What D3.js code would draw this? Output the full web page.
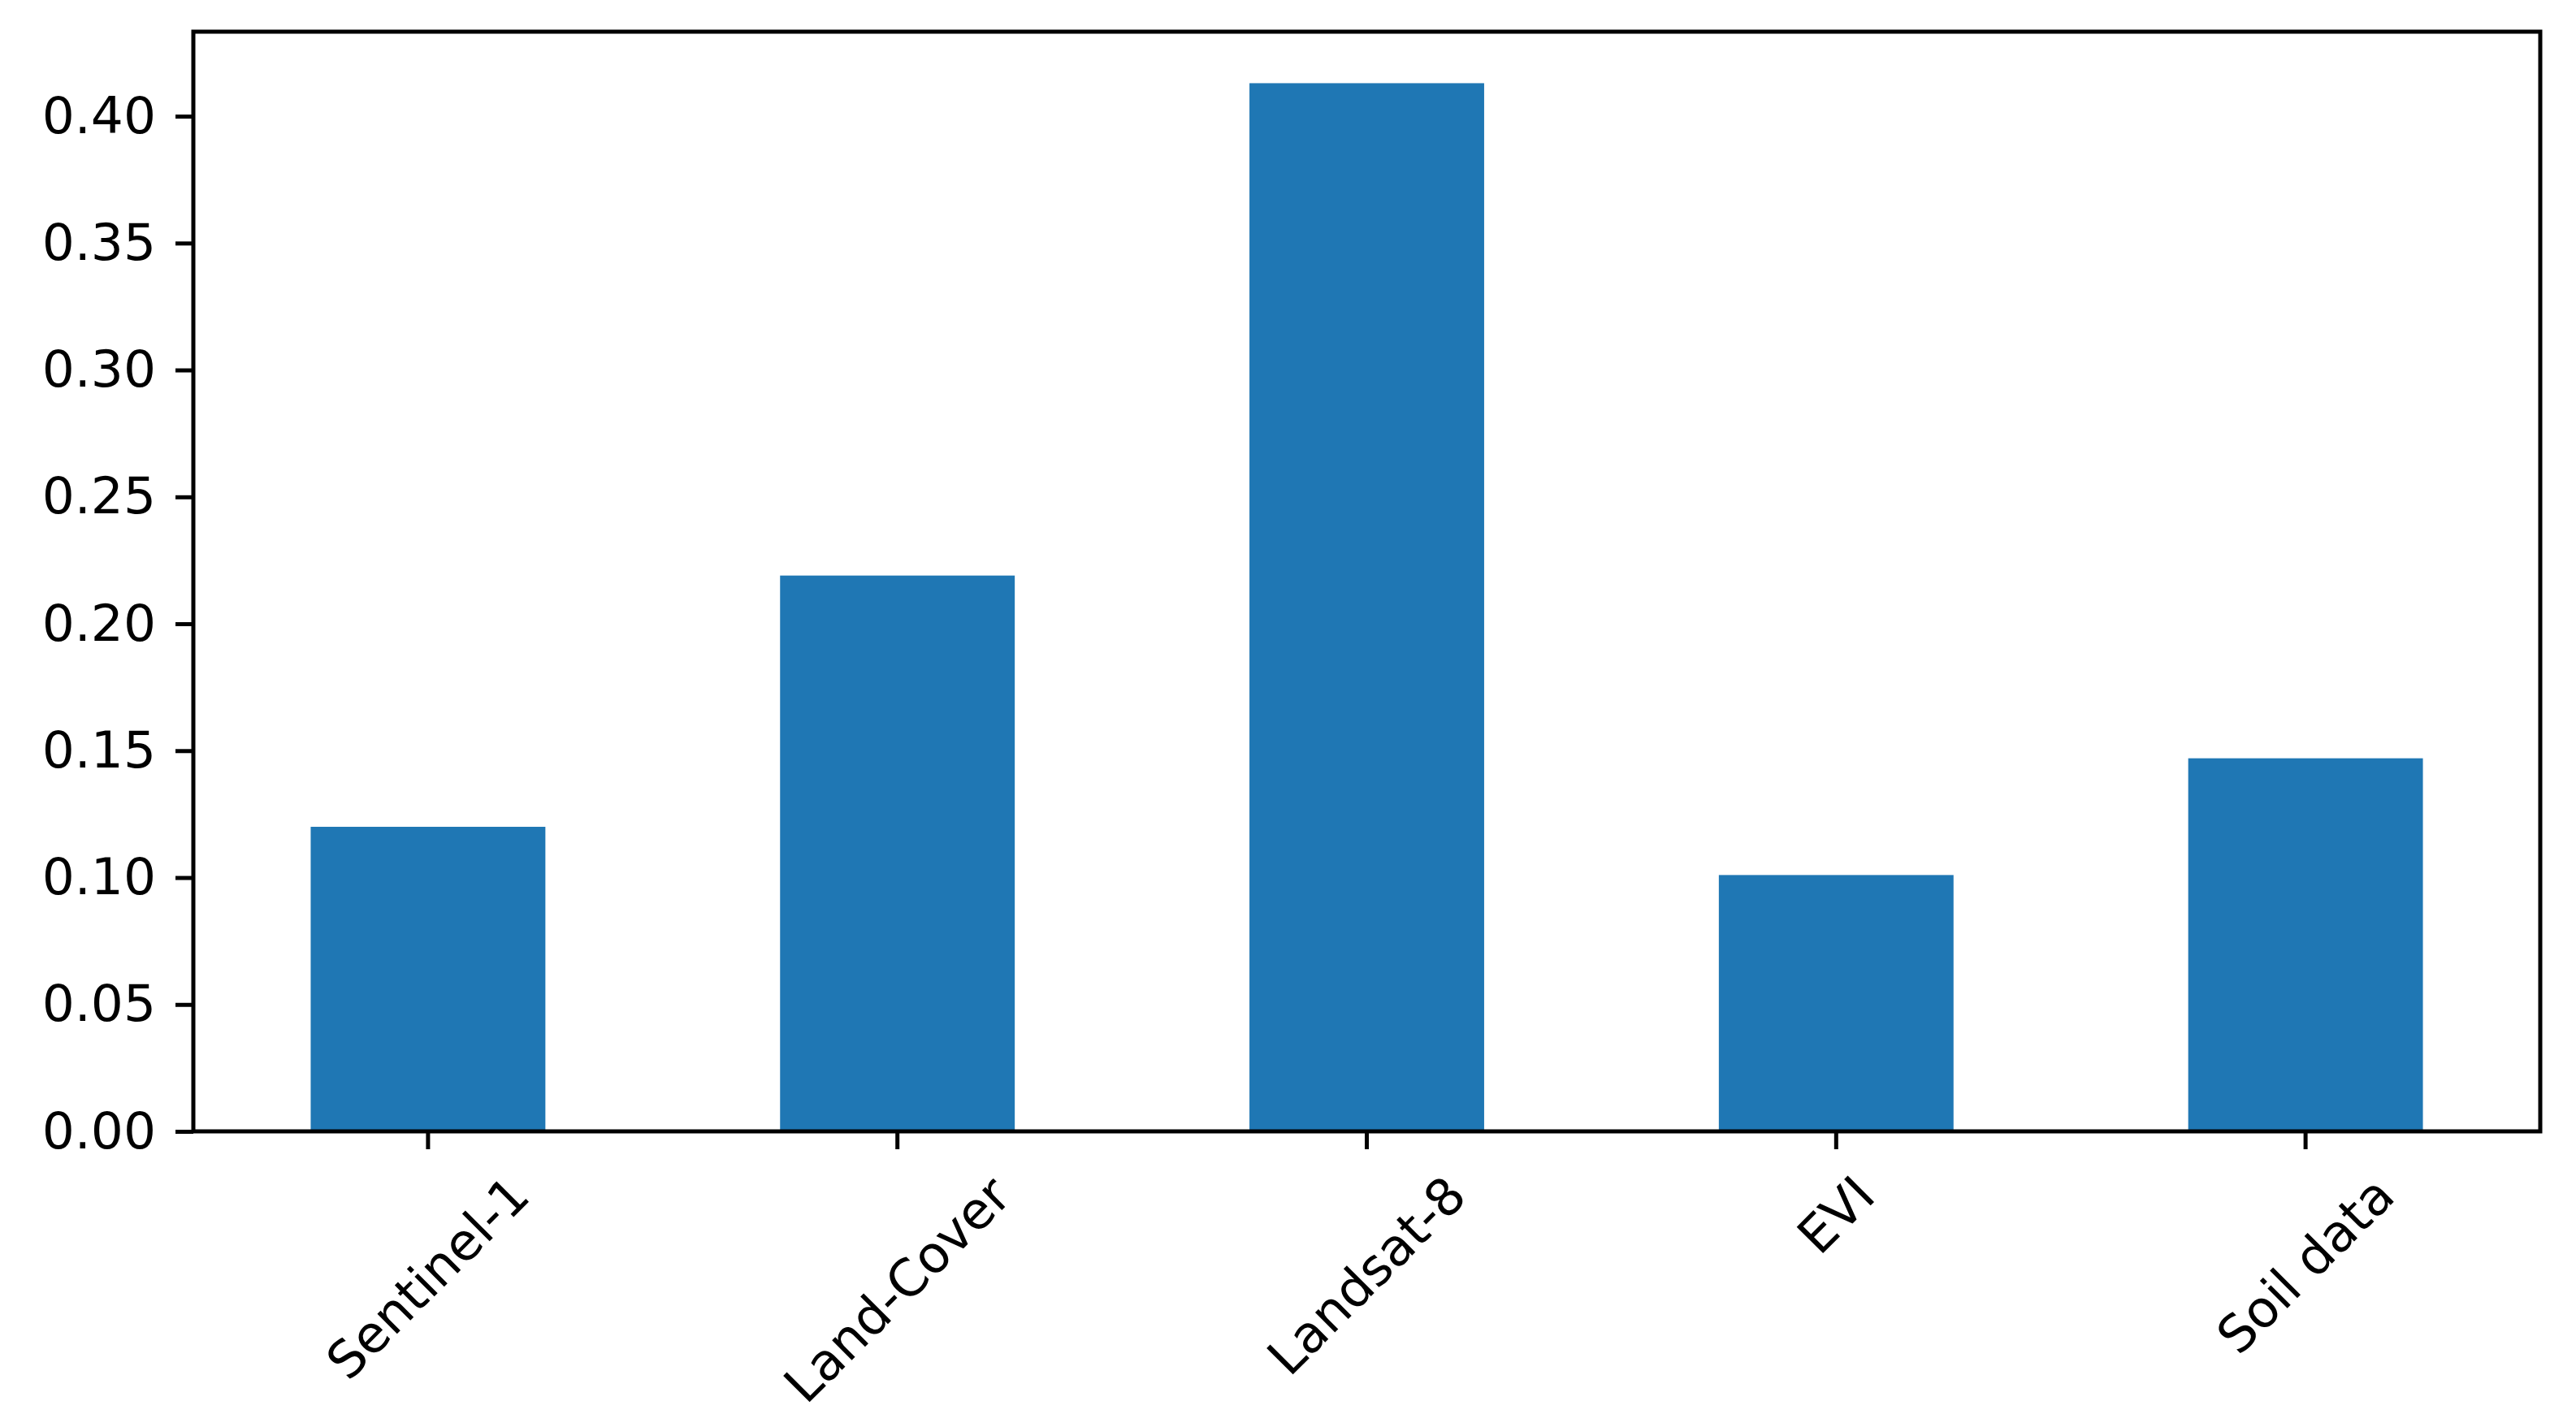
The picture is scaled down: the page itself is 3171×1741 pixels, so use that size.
<!DOCTYPE html>
<html>
<head>
<meta charset="utf-8">
<script src="https://cdn.jsdelivr.net/npm/d3@7"></script>
<style>
  html, body { margin: 0; padding: 0; background: #fff; }
  svg { display: block; }
</style>
</head>
<body>
<script>
const categories = ["Sentinel-1", "Land-Cover", "Landsat-8", "EVI", "Soil data"];
const values = [0.120, 0.219, 0.413, 0.101, 0.147];
const yTicks = [0.00, 0.05, 0.10, 0.15, 0.20, 0.25, 0.30, 0.35, 0.40];
const yMax = 0.4333;

const W = 3171, H = 1741;
const margin = { left: 238, right: 44, top: 39, bottom: 348 };
const fontSize = 63;
const tickLen = 22;
const lineW = 5;

const svg = d3.select("body").append("svg")
  .attr("width", W).attr("height", H)
  .style("font-family", "'DejaVu Sans', sans-serif");

const x = d3.scaleBand()
  .domain(categories)
  .range([margin.left, W - margin.right])
  .paddingInner(0.5)
  .paddingOuter(0.25);

const y = d3.scaleLinear()
  .domain([0, yMax])
  .range([H - margin.bottom, margin.top]);

// bars
svg.append("g").selectAll("rect")
  .data(categories.map((c, i) => ({ c, v: values[i] })))
  .join("rect")
  .attr("x", d => x(d.c))
  .attr("width", x.bandwidth())
  .attr("y", d => y(d.v))
  .attr("height", d => y(0) - y(d.v))
  .attr("fill", "#1f77b4");

// y axis
const yAxis = svg.append("g")
  .attr("transform", `translate(${margin.left},0)`)
  .call(d3.axisLeft(y).tickValues(yTicks).tickFormat(d3.format(".2f"))
    .tickSize(tickLen).tickPadding(24));
yAxis.select(".domain").remove();
yAxis.selectAll(".tick line").attr("stroke", "#000").attr("stroke-width", lineW);
yAxis.selectAll(".tick text")
  .attr("font-size", fontSize)
  .attr("font-family", "'DejaVu Sans', sans-serif")
  .attr("fill", "#000");

// x axis
const xAxis = svg.append("g")
  .attr("transform", `translate(0,${H - margin.bottom})`)
  .call(d3.axisBottom(x).tickSize(tickLen).tickFormat(""));
xAxis.select(".domain").remove();
xAxis.selectAll(".tick line").attr("stroke", "#000").attr("stroke-width", lineW);

// rotated x labels (matplotlib-style: rotated bbox centered under tick)
const labelTop = H - margin.bottom + tickLen + 21;
const lblG = svg.append("g");
categories.forEach(c => {
  const t = lblG.append("text")
    .attr("font-size", fontSize)
    .attr("text-anchor", "middle")
    .attr("dominant-baseline", "central")
    .attr("fill", "#000")
    .text(c);
  const w = t.node().getComputedTextLength();
  const boxH = (w + fontSize * 1.1) * Math.SQRT1_2;
  const cx = x(c) + x.bandwidth() / 2;
  const cy = labelTop + boxH / 2;
  t.attr("transform", `translate(${cx},${cy}) rotate(-45)`);
});

// frame (spines)
svg.append("rect")
  .attr("x", margin.left)
  .attr("y", margin.top)
  .attr("width", W - margin.left - margin.right)
  .attr("height", H - margin.top - margin.bottom)
  .attr("fill", "none")
  .attr("stroke", "#000")
  .attr("stroke-width", lineW);
</script>
</body>
</html>
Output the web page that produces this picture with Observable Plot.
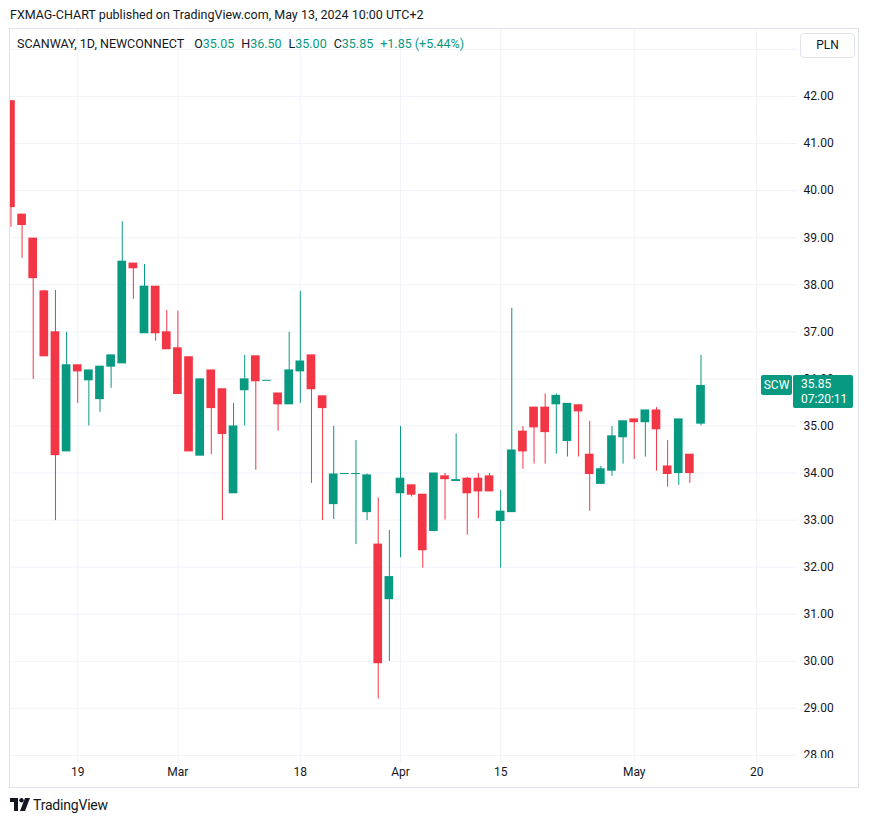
<!DOCTYPE html>
<html>
<head>
<meta charset="utf-8">
<script src="https://cdn.jsdelivr.net/npm/d3@7"></script>
<script src="https://cdn.jsdelivr.net/npm/@observablehq/plot@0.6"></script>
<style>
  html, body { margin: 0; padding: 0; background: #fff; }
  body { width: 869px; height: 824px; position: relative; overflow: hidden; font-family: Roboto, "Noto Sans", sans-serif; color: #131722; }
  #chart { position: absolute; left: 0; top: 0; }
  .abs { position: absolute; white-space: nowrap; }
  .g { color: #089981; }
  #legend span.item { margin-right: 7px; }
</style>
</head>
<body>
<div class="abs" style="left:10px;top:7px;font-size:12.5px;">FXMAG-CHART published on TradingView.com, May 13, 2024 10:00 UTC+2</div>
<div class="abs" style="left:9px;top:28px;width:848px;height:758px;border:1px solid #e0e3eb;"></div>
<div id="chart"></div>
<div class="abs" style="left:797px;top:758px;width:61px;height:14px;background:#fff;"></div>
<div id="legend" class="abs" style="left:17px;top:36px;font-size:12.5px;"></div>
<div class="abs" style="left:800px;top:33px;width:53px;height:23px;border:1px solid #e0e3eb;border-radius:4px;background:#fff;font-size:12px;line-height:23px;text-align:center;">PLN</div>
<div id="lastlabels"></div>
<div class="abs" style="left:10px;top:797px;display:flex;align-items:center;">
  <svg width="20" height="14" viewBox="0 0 20 14">
    <path d="M0 0h8v13H4V4H0z" fill="#131722"/>
    <circle cx="11.5" cy="2.2" r="2.2" fill="#131722"/>
    <path d="M15 0h5l-5 13h-5z" fill="#131722"/>
  </svg>
  <span style="font-size:14px;margin-left:3px;letter-spacing:-0.2px;">TradingView</span>
</div>
<script>
// ---- data ----
const dates = ["2024-02-09","2024-02-12","2024-02-13","2024-02-14","2024-02-15","2024-02-16",
  "2024-02-19","2024-02-20","2024-02-21","2024-02-22","2024-02-23",
  "2024-02-26","2024-02-27","2024-02-28","2024-02-29","2024-03-01",
  "2024-03-04","2024-03-05","2024-03-06","2024-03-07","2024-03-08",
  "2024-03-11","2024-03-12","2024-03-13","2024-03-14","2024-03-15",
  "2024-03-18","2024-03-19","2024-03-20","2024-03-21","2024-03-22",
  "2024-03-25","2024-03-26","2024-03-27","2024-03-28",
  "2024-04-02","2024-04-03","2024-04-04","2024-04-05",
  "2024-04-08","2024-04-09","2024-04-10","2024-04-11","2024-04-12",
  "2024-04-15","2024-04-16","2024-04-17","2024-04-18","2024-04-19",
  "2024-04-22","2024-04-23","2024-04-24","2024-04-25","2024-04-26",
  "2024-04-29","2024-04-30","2024-05-02",
  "2024-05-06","2024-05-07","2024-05-08","2024-05-09","2024-05-10",
  "2024-05-13"];
const open = [41.90,39.49,38.98,37.86,36.99,34.46,
  36.29,35.97,35.57,36.26,36.33,
  38.45,36.97,37.96,36.99,36.65,
  36.46,34.37,36.18,35.78,33.57,
  35.76,36.48,35.96,35.69,35.46,
  36.16,36.50,35.63,33.34,33.98,
  33.98,33.17,32.48,31.32,
  33.57,33.74,33.54,32.77,
  33.93,33.83,33.88,33.88,33.93,
  32.98,33.17,34.88,35.39,35.39,
  35.46,34.68,35.44,34.39,33.77,
  34.05,34.76,35.14,
  35.08,35.33,34.14,34.00,34.39,
  35.05];
const high = [41.90,39.49,38.98,37.88,37.88,36.99,
  36.29,36.18,36.26,36.50,39.34,
  38.45,38.43,37.96,37.45,37.44,
  36.46,35.99,36.18,35.78,35.48,
  36.50,36.48,35.96,35.69,36.99,
  37.86,36.50,35.63,34.99,33.98,
  34.69,33.98,33.47,32.78,
  34.99,33.74,33.54,33.99,
  33.99,34.83,33.91,33.99,33.99,
  33.63,37.50,34.99,35.39,35.68,
  35.68,35.47,35.44,35.10,34.14,
  34.99,35.10,35.14,
  35.33,35.39,34.69,35.14,34.39,
  36.50];
const low = [39.22,38.56,35.99,36.48,32.99,34.46,
  35.48,35.00,35.29,35.80,36.33,
  37.69,36.97,36.80,36.63,35.68,
  34.46,34.37,34.39,32.99,33.57,
  35.00,34.06,35.96,34.89,35.46,
  35.48,33.78,32.99,33.01,33.98,
  32.48,32.99,29.20,30.00,
  32.20,33.49,31.98,32.75,
  33.00,33.83,32.68,33.03,33.61,
  31.98,33.17,34.08,34.19,34.19,
  34.40,34.34,34.34,33.19,33.77,
  33.93,34.19,34.29,
  34.34,34.04,33.70,33.74,33.78,
  35.00];
const close = [39.65,39.27,38.14,36.48,34.38,36.29,
  36.16,36.18,36.26,36.50,38.49,
  38.35,37.96,36.97,36.63,35.68,
  34.46,35.99,35.38,34.83,34.99,
  35.99,35.95,35.96,35.46,36.18,
  36.37,35.78,35.38,33.97,33.98,
  33.98,33.95,29.96,31.79,
  33.88,33.54,32.36,33.99,
  33.87,33.85,33.57,33.61,33.61,
  33.18,34.48,34.46,34.97,34.87,
  35.64,35.47,35.31,33.98,34.08,
  34.78,35.10,35.08,
  35.33,34.93,33.98,35.14,34.00,
  35.85];
const futureSessions = ["2024-05-14","2024-05-15","2024-05-16","2024-05-17","2024-05-20","2024-05-21","2024-05-22","2024-05-23"];
const tickDates = ["2024-02-19","2024-03-01","2024-03-18","2024-04-02","2024-04-15","2024-05-02","2024-05-20"];
const tickLabels = ["19","Mar","18","Apr","15","May","20"];
const priceTicks = [28,29,30,31,32,33,34,35,36,37,38,39,40,41,42];
const gridPrices = [28,29,30,31,32,33,34,35,36,37,38,39,40,41,42,43];
const symbol = "SCW";
const countdown = "07:20:11";

// ---- build ----
const GREEN = "#089981", RED = "#f23645";
const sessions = dates.concat(futureSessions);
const candles = dates.map((d, i) => ({i, date: d, open: open[i], high: high[i], low: low[i], close: close[i]}));
const tickIdx = tickDates.map(d => sessions.indexOf(d));
const colorOf = d => d.close >= d.open ? GREEN : RED;

const chart = Plot.plot({
  width: 869,
  height: 790,
  marginLeft: 10,
  marginRight: 72,
  marginTop: 29,
  marginBottom: 28,
  style: {fontFamily: "Roboto, 'Noto Sans', sans-serif", fontSize: "12px", color: "#131722", background: "transparent"},
  x: {type: "linear", domain: [-0.04, 70.67]},
  y: {domain: [27.851, 43.423]},
  marks: [
    Plot.gridX(tickIdx, {stroke: "#f0f3fa", strokeOpacity: 1}),
    Plot.gridY(gridPrices, {stroke: "#f0f3fa", strokeOpacity: 1}),
    Plot.ruleX(candles, {x: "i", y1: "low", y2: "high", stroke: colorOf, strokeWidth: 1, clip: true}),
    Plot.rect(candles, {x1: d => d.i - 0.39, x2: d => d.i + 0.39, y1: "open", y2: "close", fill: colorOf, insetTop: -0.5, insetBottom: -0.5, clip: true}),
    Plot.axisY(priceTicks, {anchor: "right", tickSize: 0, tickPadding: 6, tickFormat: d => d.toFixed(2), label: null, fill: "#131722"}),
    Plot.axisX(tickIdx, {anchor: "bottom", tickSize: 0, tickPadding: 5, tickFormat: d => tickLabels[tickIdx.indexOf(d)], label: null, fill: "#131722"})
  ]
});
document.getElementById("chart").appendChild(chart);

// legend row
const last = candles[candles.length - 1];
const prev = candles[candles.length - 2];
const chg = last.close - prev.close;
const pct = chg / prev.close * 100;
const legend = document.getElementById("legend");
const parts = [
  ["SCANWAY, 1D, NEWCONNECT", null, 10],
  ["O", last.open.toFixed(2), 7],
  ["H", last.high.toFixed(2), 7],
  ["L", last.low.toFixed(2), 7],
  ["C", last.close.toFixed(2), 7],
  ["", (chg >= 0 ? "+" : "") + chg.toFixed(2) + " (" + (pct >= 0 ? "+" : "") + pct.toFixed(2) + "%)", 0]
];
for (const [lab, val, gap] of parts) {
  const s = document.createElement("span");
  s.style.marginRight = gap + "px";
  s.innerHTML = lab + (val ? '<span class="g">' + val + '</span>' : "");
  legend.appendChild(s);
}

// last price labels, placed through the y scale
const yPx = chart.scale("y").apply(last.close);
const ll = document.getElementById("lastlabels");
const c = colorOf(last);
ll.innerHTML =
  `<div class="abs" style="left:761px;top:${yPx - 10}px;width:31px;height:20px;background:${c};color:#fff;font-size:12px;line-height:20px;text-align:center;border-radius:2px;">${symbol}</div>` +
  `<div class="abs" style="left:793px;top:${yPx - 10}px;width:60px;height:33px;background:${c};color:#fff;font-size:12px;line-height:15px;border-radius:2px;padding-top:2px;box-sizing:border-box;"><div style="padding-left:8px;">${last.close.toFixed(2)}</div><div style="padding-left:8px;">${countdown}</div></div>`;
</script>
</body>
</html>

▶ **Short task**: With all pictures left out, please transcribe exactly the lines from the start of the material through the line with "const lineW = 5;".

▶ **Task response**:
What D3.js code would draw this? Output the full web page.
The picture is scaled down: the page itself is 3171×1741 pixels, so use that size.
<!DOCTYPE html>
<html>
<head>
<meta charset="utf-8">
<script src="https://cdn.jsdelivr.net/npm/d3@7"></script>
<style>
  html, body { margin: 0; padding: 0; background: #fff; }
  svg { display: block; }
</style>
</head>
<body>
<script>
const categories = ["Sentinel-1", "Land-Cover", "Landsat-8", "EVI", "Soil data"];
const values = [0.120, 0.219, 0.413, 0.101, 0.147];
const yTicks = [0.00, 0.05, 0.10, 0.15, 0.20, 0.25, 0.30, 0.35, 0.40];
const yMax = 0.4333;

const W = 3171, H = 1741;
const margin = { left: 238, right: 44, top: 39, bottom: 348 };
const fontSize = 63;
const tickLen = 22;
const lineW = 5;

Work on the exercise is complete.